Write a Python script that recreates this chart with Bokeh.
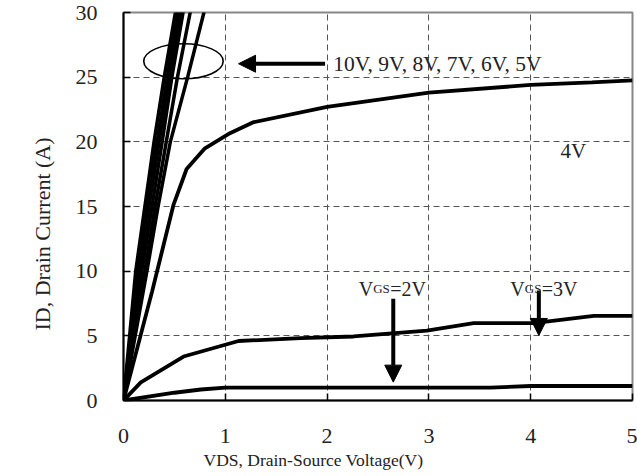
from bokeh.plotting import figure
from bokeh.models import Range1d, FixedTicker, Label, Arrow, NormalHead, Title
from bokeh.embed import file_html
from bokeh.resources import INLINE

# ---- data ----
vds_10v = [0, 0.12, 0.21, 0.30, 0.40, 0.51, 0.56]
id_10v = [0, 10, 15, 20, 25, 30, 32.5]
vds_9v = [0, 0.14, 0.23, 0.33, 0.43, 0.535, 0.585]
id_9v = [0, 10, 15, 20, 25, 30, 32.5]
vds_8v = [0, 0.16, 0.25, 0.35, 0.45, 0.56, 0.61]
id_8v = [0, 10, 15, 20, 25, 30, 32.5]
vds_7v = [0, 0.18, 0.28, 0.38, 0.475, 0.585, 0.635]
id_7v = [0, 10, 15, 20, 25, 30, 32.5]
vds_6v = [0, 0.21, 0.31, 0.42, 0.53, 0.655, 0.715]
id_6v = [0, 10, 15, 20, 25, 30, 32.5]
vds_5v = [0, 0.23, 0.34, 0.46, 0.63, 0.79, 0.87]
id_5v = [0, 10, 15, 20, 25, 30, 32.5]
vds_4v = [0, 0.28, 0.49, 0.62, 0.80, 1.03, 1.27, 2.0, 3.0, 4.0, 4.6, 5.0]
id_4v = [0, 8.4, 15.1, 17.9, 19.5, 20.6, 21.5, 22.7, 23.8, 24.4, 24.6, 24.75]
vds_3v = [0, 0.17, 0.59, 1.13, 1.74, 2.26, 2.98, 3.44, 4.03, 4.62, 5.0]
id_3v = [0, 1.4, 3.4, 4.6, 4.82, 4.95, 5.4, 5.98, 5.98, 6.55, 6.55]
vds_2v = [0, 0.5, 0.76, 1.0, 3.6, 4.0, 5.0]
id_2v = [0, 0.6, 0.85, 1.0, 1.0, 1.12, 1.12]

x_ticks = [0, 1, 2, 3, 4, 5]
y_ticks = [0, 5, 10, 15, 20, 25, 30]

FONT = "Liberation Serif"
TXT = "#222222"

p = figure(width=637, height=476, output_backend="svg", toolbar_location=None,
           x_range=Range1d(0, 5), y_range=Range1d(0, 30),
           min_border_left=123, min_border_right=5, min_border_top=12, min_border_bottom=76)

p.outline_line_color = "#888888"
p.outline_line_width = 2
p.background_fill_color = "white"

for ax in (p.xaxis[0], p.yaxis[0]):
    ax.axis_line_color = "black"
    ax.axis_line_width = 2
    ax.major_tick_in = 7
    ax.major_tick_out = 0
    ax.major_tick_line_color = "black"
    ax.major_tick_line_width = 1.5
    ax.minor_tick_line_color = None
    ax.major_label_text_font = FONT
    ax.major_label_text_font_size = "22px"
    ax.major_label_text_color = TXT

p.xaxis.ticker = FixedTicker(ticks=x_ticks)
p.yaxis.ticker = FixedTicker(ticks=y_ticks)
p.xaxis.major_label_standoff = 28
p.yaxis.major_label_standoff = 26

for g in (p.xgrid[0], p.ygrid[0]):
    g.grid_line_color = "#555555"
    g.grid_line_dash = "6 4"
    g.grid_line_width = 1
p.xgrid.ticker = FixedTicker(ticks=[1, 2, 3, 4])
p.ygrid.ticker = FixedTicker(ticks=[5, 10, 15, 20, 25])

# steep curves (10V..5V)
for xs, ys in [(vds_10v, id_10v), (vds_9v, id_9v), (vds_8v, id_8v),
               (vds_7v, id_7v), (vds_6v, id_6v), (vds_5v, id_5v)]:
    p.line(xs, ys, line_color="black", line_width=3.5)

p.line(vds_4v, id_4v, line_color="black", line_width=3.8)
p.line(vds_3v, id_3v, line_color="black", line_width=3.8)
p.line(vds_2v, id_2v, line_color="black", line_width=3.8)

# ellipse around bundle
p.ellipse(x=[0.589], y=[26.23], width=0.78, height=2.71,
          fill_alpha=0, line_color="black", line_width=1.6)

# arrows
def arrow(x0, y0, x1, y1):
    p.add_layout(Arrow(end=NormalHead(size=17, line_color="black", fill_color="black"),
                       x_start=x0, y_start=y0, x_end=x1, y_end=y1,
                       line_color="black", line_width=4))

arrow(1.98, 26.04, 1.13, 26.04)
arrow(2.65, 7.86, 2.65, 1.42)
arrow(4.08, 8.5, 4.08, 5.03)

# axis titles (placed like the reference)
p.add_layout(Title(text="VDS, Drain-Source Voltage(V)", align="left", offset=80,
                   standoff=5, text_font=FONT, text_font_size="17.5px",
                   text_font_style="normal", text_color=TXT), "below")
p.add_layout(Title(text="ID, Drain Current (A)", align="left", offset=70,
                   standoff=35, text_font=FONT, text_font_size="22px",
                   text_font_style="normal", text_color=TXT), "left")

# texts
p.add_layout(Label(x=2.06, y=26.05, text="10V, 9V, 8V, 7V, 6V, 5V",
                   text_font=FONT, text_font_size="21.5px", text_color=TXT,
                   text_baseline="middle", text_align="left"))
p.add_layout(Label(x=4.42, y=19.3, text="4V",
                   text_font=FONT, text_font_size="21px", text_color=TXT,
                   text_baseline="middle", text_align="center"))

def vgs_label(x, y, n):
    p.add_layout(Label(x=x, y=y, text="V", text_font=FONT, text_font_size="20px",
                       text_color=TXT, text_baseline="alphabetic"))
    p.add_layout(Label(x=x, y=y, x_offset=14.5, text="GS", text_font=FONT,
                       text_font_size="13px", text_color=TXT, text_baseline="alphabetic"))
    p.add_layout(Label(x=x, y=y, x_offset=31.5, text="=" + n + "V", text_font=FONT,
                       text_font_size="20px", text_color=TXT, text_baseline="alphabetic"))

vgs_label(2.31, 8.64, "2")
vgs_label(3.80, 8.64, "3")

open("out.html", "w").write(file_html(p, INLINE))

=====

• _Work required_
Repeat the lines above, starting at the first and stopping after the line that holds "from bokeh.resources import INLINE", with the pictures left out.

• _Full response_
Write a Python script that recreates this chart with Bokeh.
from bokeh.plotting import figure
from bokeh.models import Range1d, FixedTicker, Label, Arrow, NormalHead, Title
from bokeh.embed import file_html
from bokeh.resources import INLINE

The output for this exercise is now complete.